* WHAT IS NEEDED: Copy out the data below verbatim.

* SOURCE DATA:
━━━━━━━━━━━━━━━━

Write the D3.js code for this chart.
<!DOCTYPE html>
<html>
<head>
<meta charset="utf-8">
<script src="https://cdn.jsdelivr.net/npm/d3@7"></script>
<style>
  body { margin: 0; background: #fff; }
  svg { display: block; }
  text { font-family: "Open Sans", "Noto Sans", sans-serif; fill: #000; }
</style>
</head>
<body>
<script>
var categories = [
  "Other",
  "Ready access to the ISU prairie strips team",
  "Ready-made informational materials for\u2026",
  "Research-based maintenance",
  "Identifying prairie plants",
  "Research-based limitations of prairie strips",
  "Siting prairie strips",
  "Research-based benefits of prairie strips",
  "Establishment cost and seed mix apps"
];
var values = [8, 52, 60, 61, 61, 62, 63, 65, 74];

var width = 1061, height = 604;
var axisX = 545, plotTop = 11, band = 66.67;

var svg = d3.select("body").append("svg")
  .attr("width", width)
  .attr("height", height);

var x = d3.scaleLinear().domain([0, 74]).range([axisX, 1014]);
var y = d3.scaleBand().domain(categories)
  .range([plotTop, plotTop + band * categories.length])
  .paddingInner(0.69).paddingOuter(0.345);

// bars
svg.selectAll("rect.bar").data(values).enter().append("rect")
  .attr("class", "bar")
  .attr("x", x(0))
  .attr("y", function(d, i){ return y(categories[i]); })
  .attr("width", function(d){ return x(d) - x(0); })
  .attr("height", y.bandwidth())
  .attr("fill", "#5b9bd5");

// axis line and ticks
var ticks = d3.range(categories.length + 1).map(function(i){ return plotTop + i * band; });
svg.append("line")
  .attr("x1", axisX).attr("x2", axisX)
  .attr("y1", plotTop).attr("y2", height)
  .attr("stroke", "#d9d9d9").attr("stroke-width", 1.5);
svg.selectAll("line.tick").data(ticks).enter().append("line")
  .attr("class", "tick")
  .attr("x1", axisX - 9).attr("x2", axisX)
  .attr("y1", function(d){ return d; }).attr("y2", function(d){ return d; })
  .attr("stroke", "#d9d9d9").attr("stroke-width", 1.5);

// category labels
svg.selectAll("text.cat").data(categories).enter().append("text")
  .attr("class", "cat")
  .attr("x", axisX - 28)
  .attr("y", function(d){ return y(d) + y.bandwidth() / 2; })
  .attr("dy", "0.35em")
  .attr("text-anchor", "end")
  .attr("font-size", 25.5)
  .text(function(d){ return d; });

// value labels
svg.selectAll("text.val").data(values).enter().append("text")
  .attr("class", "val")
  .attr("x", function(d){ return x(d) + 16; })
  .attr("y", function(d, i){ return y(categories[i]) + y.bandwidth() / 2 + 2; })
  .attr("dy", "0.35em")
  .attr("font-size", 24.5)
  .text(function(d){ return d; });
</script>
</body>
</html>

━━━━━━━━━━━━━━━━

* ANSWER BELOW:
Write the D3.js code for this chart.
<!DOCTYPE html>
<html>
<head>
<meta charset="utf-8">
<script src="https://cdn.jsdelivr.net/npm/d3@7"></script>
<style>
  body { margin: 0; background: #fff; }
  svg { display: block; }
  text { font-family: "Open Sans", "Noto Sans", sans-serif; fill: #000; }
</style>
</head>
<body>
<script>
var categories = [
  "Other",
  "Ready access to the ISU prairie strips team",
  "Ready-made informational materials for\u2026",
  "Research-based maintenance",
  "Identifying prairie plants",
  "Research-based limitations of prairie strips",
  "Siting prairie strips",
  "Research-based benefits of prairie strips",
  "Establishment cost and seed mix apps"
];
var values = [8, 52, 60, 61, 61, 62, 63, 65, 74];

var width = 1061, height = 604;
var axisX = 545, plotTop = 11, band = 66.67;

var svg = d3.select("body").append("svg")
  .attr("width", width)
  .attr("height", height);

var x = d3.scaleLinear().domain([0, 74]).range([axisX, 1014]);
var y = d3.scaleBand().domain(categories)
  .range([plotTop, plotTop + band * categories.length])
  .paddingInner(0.69).paddingOuter(0.345);

// bars
svg.selectAll("rect.bar").data(values).enter().append("rect")
  .attr("class", "bar")
  .attr("x", x(0))
  .attr("y", function(d, i){ return y(categories[i]); })
  .attr("width", function(d){ return x(d) - x(0); })
  .attr("height", y.bandwidth())
  .attr("fill", "#5b9bd5");

// axis line and ticks
var ticks = d3.range(categories.length + 1).map(function(i){ return plotTop + i * band; });
svg.append("line")
  .attr("x1", axisX).attr("x2", axisX)
  .attr("y1", plotTop).attr("y2", height)
  .attr("stroke", "#d9d9d9").attr("stroke-width", 1.5);
svg.selectAll("line.tick").data(ticks).enter().append("line")
  .attr("class", "tick")
  .attr("x1", axisX - 9).attr("x2", axisX)
  .attr("y1", function(d){ return d; }).attr("y2", function(d){ return d; })
  .attr("stroke", "#d9d9d9").attr("stroke-width", 1.5);

// category labels
svg.selectAll("text.cat").data(categories).enter().append("text")
  .attr("class", "cat")
  .attr("x", axisX - 28)
  .attr("y", function(d){ return y(d) + y.bandwidth() / 2; })
  .attr("dy", "0.35em")
  .attr("text-anchor", "end")
  .attr("font-size", 25.5)
  .text(function(d){ return d; });

// value labels
svg.selectAll("text.val").data(values).enter().append("text")
  .attr("class", "val")
  .attr("x", function(d){ return x(d) + 16; })
  .attr("y", function(d, i){ return y(categories[i]) + y.bandwidth() / 2 + 2; })
  .attr("dy", "0.35em")
  .attr("font-size", 24.5)
  .text(function(d){ return d; });
</script>
</body>
</html>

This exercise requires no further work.